Hopefully, interested persons will be able to read what The New Yorker has to say about the Getty family, and about how the "trust fund" system perpetuates wealth inequality. The "trust fund" system is what the Getty family uses to shield its fortune from virtually any and all taxation - and of course the Getty family is just an example of how all the rest of the super-rich do it. The system described will increasingly act to siphon the wealth of the nation into the hands of a very small number of persons. Meanwhile, hard working Americans are ever less well off.
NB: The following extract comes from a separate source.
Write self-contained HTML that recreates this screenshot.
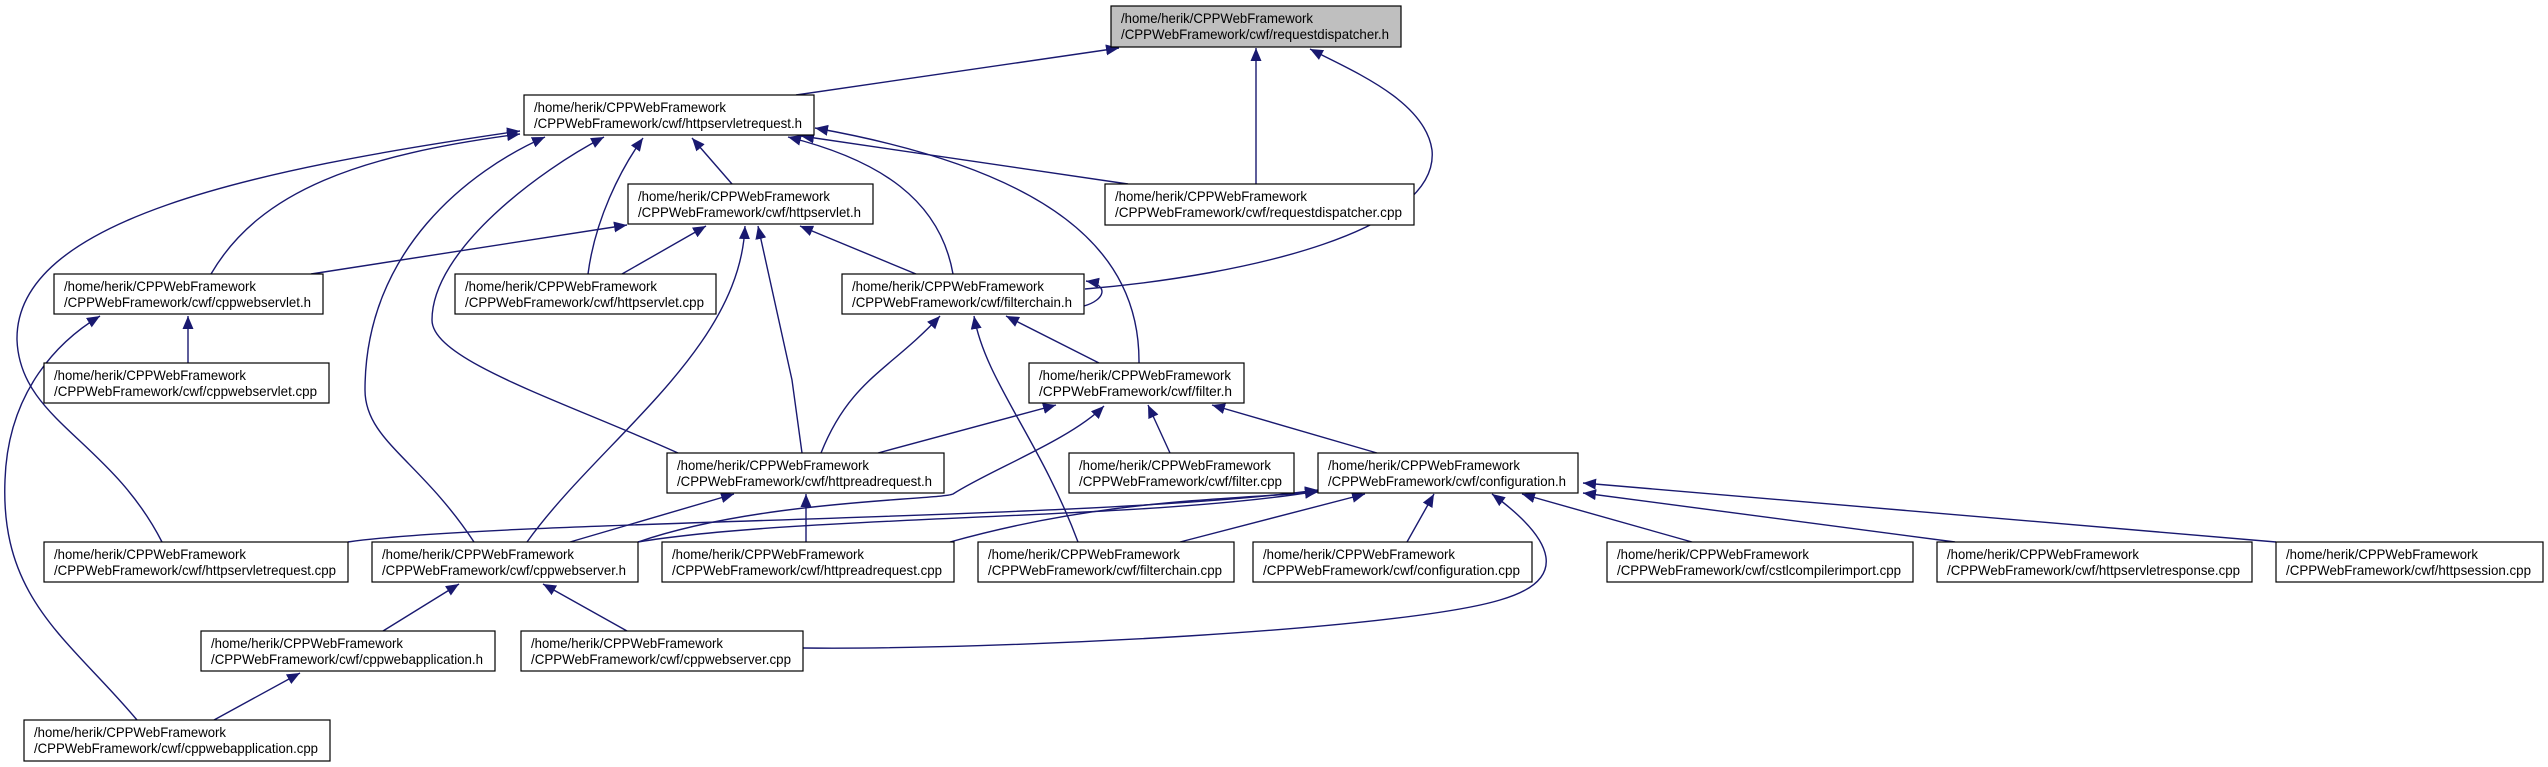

I like to tell those who read these blog postings that "we live in a political world." In case you haven't noticed it, the specifics of the "political world" in which we currently reside is governed by rules that perpetuate and accelerate wealth inequality. 

We can learn about how the system works by reading The New Yorker - and by otherwise studying how our economy and politics are currently structured.

We should be aware, though, that there is nothing "inevitable" about the rules that currently allow the Trumps, and the Gettys, and the other other super-rich families that dominate our politics to grow their riches while the rest of us are increasingly impoverished. 

To change the rules, though, the non-super rich are going to have to get organized. Getting "mad" about how the system is currently operating might just be step one in motivating us to do what is necessary to change the situation. 

If you'd like to "get mad," read that article by Evan Osnos. I think it will make you just as mad as it made me!